The Corporation is a party to various pending legal proceedings in the normal course of business. Management believes that any losses resulting from such proceedings would not have a material adverse effect on the Corporation’s results of operations or financial position.
Certain prior period amounts have been reclassified to conform with the current period presentation.
In June 2006, the Financial Accounting Standards Board (FASB), issued Interpretation No. 48, “Accounting for Uncertainty in Income Taxes”, (FIN No. 48). This Interpretation clarifies the accounting for uncertainty in income taxes recognized in an enterprise’s financial statements in accordance with Statement of Financial Accounting Standards (SFAS) No. 109, “Accounting for Income Taxes”. FIN No. 48 is effective for fiscal years beginning after December 15, 2006. The Corporation is currently analyzing the impact of this Interpretation on its consolidated financial statements.
In September 2006, the FASB issued SFAS No. 157, “Fair Value Measurements”. This statement defines fair value, establishes a framework for measuring fair value in generally accepted accounting principles, and expands disclosures about fair value measurements. SFAS No. 157 is effective for financial statements issued for fiscal years beginning after November 15, 2007, and adoption is not expected to have a material impact on the Corporation’s consolidated financial statements.

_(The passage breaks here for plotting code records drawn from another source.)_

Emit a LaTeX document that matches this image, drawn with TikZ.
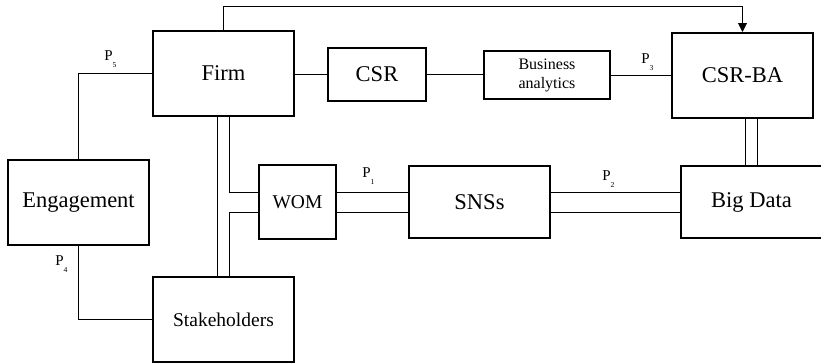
\documentclass[tikz,border=0pt]{standalone}
\usepackage{fontspec}
\setmainfont{Liberation Serif}
\usetikzlibrary{positioning, calc, arrows.meta}
\newcommand{\plab}[1]{P\raisebox{-3.5pt}{\fontsize{3.8}{4}\selectfont #1}}

\begin{document}
\begin{tikzpicture}
        [
            x=0.5pt, y=-0.5pt,
            box/.style={rectangle, draw, line width=1pt, inner sep=1pt,
                        minimum width=70.5pt, minimum height=42.5pt,
                        font=\fontsize{11.25}{13}\selectfont},
            link/.style={line width=0.5pt},
            plabel/.style={inner sep=0pt, anchor=base west,
                           font=\fontsize{7.5}{9}\selectfont}
        ]
        \useasboundingbox (0,0) rectangle (821,364);
        \node (firm) [box] at (223.5,73.5) {Firm};
        \node (csr) [box, minimum width=49pt, minimum height=26.5pt]
            at (377,74.5) {CSR};
        \node (ba) [box, minimum width=63pt, minimum height=24pt, align=center,
                    font=\fontsize{8}{9.5}\selectfont] at (547,75) {Business\\analytics};
        \node (csrba) [box] at (742.5,75.5) {CSR-BA};
        \node (engage) [box] at (78.5,202.5) {Engagement};
        \node (stake) [box, below=79.5pt of firm,
                       font=\fontsize{9.75}{11}\selectfont] {Stakeholders};
        \node (wom) [box, minimum width=38.5pt, minimum height=37pt,
                     font=\fontsize{9.75}{11}\selectfont] at (297.5,202) {WOM};
        \node (snss) [box, minimum height=36pt] at (479.5,202) {SNSs};
        \node (bigdata) [box, minimum height=36pt] at (751.5,202) {Big Data};
        % proposition labels
        \node (p1) [plabel] at (362,177) {\plab{1}};
        \node (p2) [plabel] at (602,180) {\plab{2}};
        \node (p3) [plabel] at (641,63) {\plab{3}};
        \node (p4) [plabel] at (55,265) {\plab{4}};
        \node (p5) [plabel] at (104,61) {\plab{5}};
        % single links
        \draw [link] (csr.west) -- (csr.west -| firm.east);
        \draw [link] (csr.east) -- (csr.east -| ba.west);
        \draw [link] (ba.east) -- (ba.east -| csrba.west);
        \draw [link] (firm.west) -| (engage.north);
        \draw [link] (engage.south) |- (stake.west);
        \draw [link, -{Triangle[length=4.5pt,width=4.5pt]}]
            (firm.north) -- ++(0,-24) -| (csrba.north);
        % double links
        \foreach \i/\j in {wom/snss,snss/bigdata}
            \foreach \s in {5pt,-5pt}
                \draw [link] ([yshift=\s]\i.east) -- ([yshift=\s]\j.west);
        \foreach \s in {-3pt,3pt}
            \draw [link] ([xshift=\s]bigdata.north)
                -- ([xshift=\s]bigdata.north |- csrba.south);
        \draw [link] ([xshift=-3pt]firm.south) -- ([xshift=-3pt]stake.north);
        \draw [link] ([xshift=3pt]firm.south) |- ([yshift=5pt]wom.west);
        \draw [link] ([yshift=-5pt]wom.west) -| ([xshift=3pt]stake.north);
    \end{tikzpicture}
\end{document}
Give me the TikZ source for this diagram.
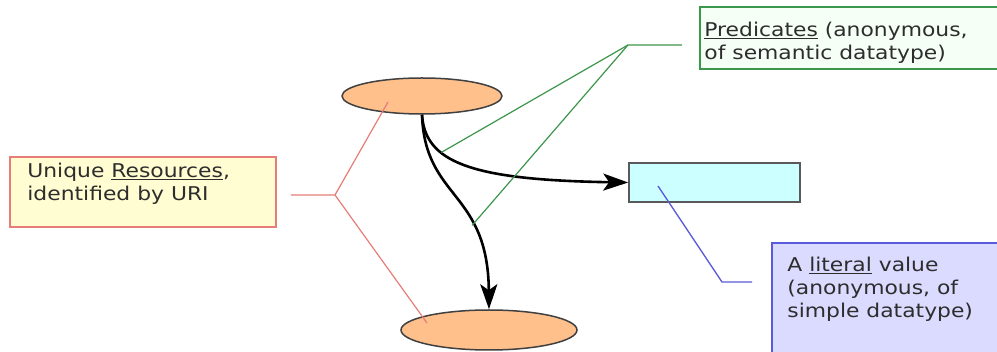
\documentclass[tikz,border=0pt]{standalone}
\usepackage{fontspec}
\setmainfont[FakeStretch=1.15]{DejaVu Sans}
\usepackage{tikz}
\usetikzlibrary{shapes.geometric,arrows.meta,positioning,calc}
\usepackage{xcolor}
\definecolor{peach}{RGB}{255,192,140}
\definecolor{litcyan}{RGB}{204,255,255}
\definecolor{notered}{RGB}{230,125,120}
\definecolor{notegreen}{RGB}{60,150,75}
\definecolor{noteblue}{RGB}{90,90,220}
\definecolor{textgray}{RGB}{45,45,45}

\begin{document}
\begin{tikzpicture}[
    x=1pt, y=-1pt,
    resource/.style={ellipse, draw=black!75, fill=peach, line width=1.5pt},
    literal/.style={rectangle, draw=black!65, fill=litcyan, line width=1.6pt,
                    minimum width=171pt, minimum height=39pt},
    notebox/.style={rectangle, line width=1.6pt, inner sep=0pt},
    notetext/.style={font=\fontsize{19}{23}\selectfont, text=textgray,
                     align=left, inner sep=0pt, anchor=north west},
    arrow/.style={-{Stealth[length=25pt,width=17pt,inset=6pt]}, line width=2.6pt, color=black},
    rescon/.style={draw=notered, line width=1.2pt},
    predcon/.style={draw=notegreen, line width=1.2pt},
    litcon/.style={draw=noteblue, line width=1.3pt}
]

\useasboundingbox (0,0) rectangle (997,352);
\fill[white] (0,0) rectangle (997,352);
\clip (0,0) rectangle (997,352);

% Resources and the literal
\node[resource, minimum width=160pt, minimum height=36pt] (subj) at (422,96) {};
\node[resource, minimum width=176pt, minimum height=40pt] (obj) at (489,330) {};
\node[literal] (lit) at (714.5,182.5) {};

% Note boxes
\node[notebox, draw=notered, fill=yellow!18, minimum width=266pt, minimum height=70pt]
     (resnote) at (143,192) {};
\node[notebox, draw=notegreen, fill=green!4, minimum width=320pt, minimum height=62pt]
     (prednote) at (860,38) {};
\node[notebox, draw=noteblue, fill=blue!14, minimum width=250pt, minimum height=125pt]
     (litnote) at (897,305.5) {};

% Note texts
\node[notetext, below right=6.6pt and 18pt of resnote.north west] (restext)
     {Unique \underline{Resources},\\identified by URI};
\node[notetext, below right=15.6pt and 5pt of prednote.north west] (predtext)
     {\underline{Predicates} (anonymous,\\of semantic datatype)};
\node[notetext, below right=14.6pt and 16pt of litnote.north west] (littext)
     {A \underline{literal} value\\(anonymous, of\\simple datatype)};

% Statements
\draw[arrow] (subj.south) .. controls (425,162) and (470,180) .. coordinate[pos=0.33] (p1) (lit.west);
\draw[arrow] (subj.south) .. controls (425,200) and (488,190) .. coordinate[pos=0.67] (p2) (obj.north);

% Callout lines
\coordinate (resfork) at (335,195);
\draw[rescon] ([xshift=14pt]resnote.east |- resfork) -- (resfork)
      -- ($(subj.center)+(-34,6)$);
\draw[rescon] (resfork) -- ($(obj.center)+(-62,-7)$);

\coordinate (predfork) at (628,45);
\draw[predcon] ([xshift=-17pt]prednote.west |- predfork) -- (predfork) -- (p1);
\draw[predcon] (predfork) -- (p2);

\coordinate (litfork) at (722,282);
\draw[litcon] ([xshift=-19pt]litnote.west |- litfork) -- (litfork)
      -- ($(lit.center)+(-56.5,3.5)$);

\end{tikzpicture}
\end{document}
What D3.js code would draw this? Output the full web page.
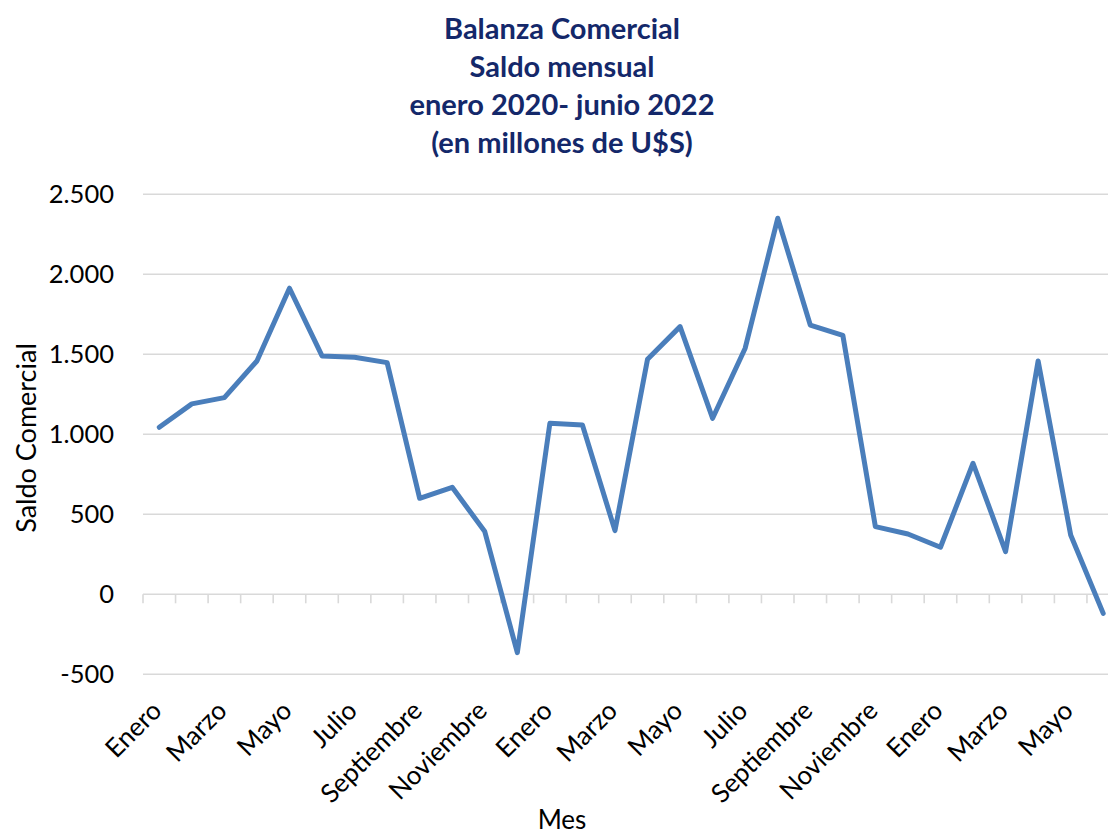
<!DOCTYPE html>
<html><head><meta charset="utf-8">
<script src="https://cdn.jsdelivr.net/npm/d3@7"></script>
<style>body{margin:0;background:#fff;} svg{display:block;}</style>
</head><body>
<svg id="c" width="1108" height="835"></svg>
<script>
const months = ["Enero","Febrero","Marzo","Abril","Mayo","Junio","Julio","Agosto","Septiembre","Octubre","Noviembre","Diciembre",
"Enero","Febrero","Marzo","Abril","Mayo","Junio","Julio","Agosto","Septiembre","Octubre","Noviembre","Diciembre",
"Enero","Febrero","Marzo","Abril","Mayo","Junio"];
const saldo = [1044,1190,1229,1458,1913,1490,1481,1448,600,669,392,-365,
1069,1058,398,1469,1673,1100,1538,2350,1683,1619,423,377,
294,819,267,1458,371,-119];
const yTicks = [-500,0,500,1000,1500,2000,2500];
const titleLines = ["Balanza Comercial","Saldo mensual","enero 2020- junio 2022","(en millones de U$S)"];

const svg = d3.select("#c");
const font = "Lato, 'Open Sans', sans-serif";
const idx = d3.range(months.length);
const x = d3.scaleBand().domain(idx).range([143, 143 + 32.55*30]);
const y = d3.scaleLinear().domain([-500,2500]).range([674.3,194.3]);

// title
svg.append("g").selectAll("text").data(titleLines).join("text")
  .attr("x",562).attr("y",(d,i)=>39+i*38)
  .attr("text-anchor","middle").attr("fill","#14286A")
  .attr("font-family",font).attr("font-weight","bold").attr("font-size",29)
  .text(d=>d);

// gridlines
svg.append("g").selectAll("line").data(yTicks).join("line")
  .attr("x1",143).attr("x2",1108).attr("y1",d=>y(d)).attr("y2",d=>y(d))
  .attr("stroke","#D9D9D9").attr("stroke-width",1.6);

// y labels
svg.append("g").selectAll("text").data(yTicks).join("text")
  .attr("x",114).attr("y",d=>y(d)+9).attr("text-anchor","end")
  .attr("font-family",font).attr("font-size",25.5).attr("fill","#000")
  .text(d=>(d<0?"-":"")+d3.format(",")(Math.abs(d)).replace(/,/g,"."));

// category tick marks on zero line
const bounds = d3.range(months.length+1).map(i=>143+i*x.bandwidth());
svg.append("g").selectAll("line").data(bounds).join("line")
  .attr("x1",d=>d).attr("x2",d=>d).attr("y1",y(0)).attr("y2",y(0)+9)
  .attr("stroke","#D9D9D9").attr("stroke-width",1.6);

// line
const line = d3.line().x((d,i)=>x(i)+x.bandwidth()/2).y(d=>y(d));
svg.append("path").datum(saldo).attr("d",line)
  .attr("fill","none").attr("stroke","#4A7EBB").attr("stroke-width",5)
  .attr("stroke-linejoin","round").attr("stroke-linecap","round");

// x labels every other
svg.append("g").selectAll("text").data(idx.filter(i=>i%2===0)).join("text")
  .attr("transform",i=>`translate(${x(i)+x.bandwidth()/2+4},${y(-500)+38}) rotate(-45)`)
  .attr("text-anchor","end")
  .attr("font-family",font).attr("font-size",26).attr("fill","#000")
  .text(i=>months[i]);

// axis titles
svg.append("text").attr("transform","translate(36,438) rotate(-90)")
  .attr("text-anchor","middle").attr("font-family",font).attr("font-size",27)
  .text("Saldo Comercial");
svg.append("text").attr("x",562).attr("y",829).attr("text-anchor","middle")
  .attr("font-family",font).attr("font-size",26).text("Mes");
</script>
</body></html>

In September 2006, the Securities and Exchange Commission issued Staff Accounting Bulletin (“SAB”) No. 108, “Considering the Effects of Prior Year Misstatements when Quantifying Misstatements in Current Year Financial Statements.” SAB 108 provides guidance on evaluating the materiality of prior periods’ misstatements, quantifying the effects of correcting misstatements in the current period and criteria for restatement of prior periods. SAB 108 is effective for fiscal years ending after November 15, 2006. The Corporation does not expect its adoption to have a material impact on its consolidated financial statements.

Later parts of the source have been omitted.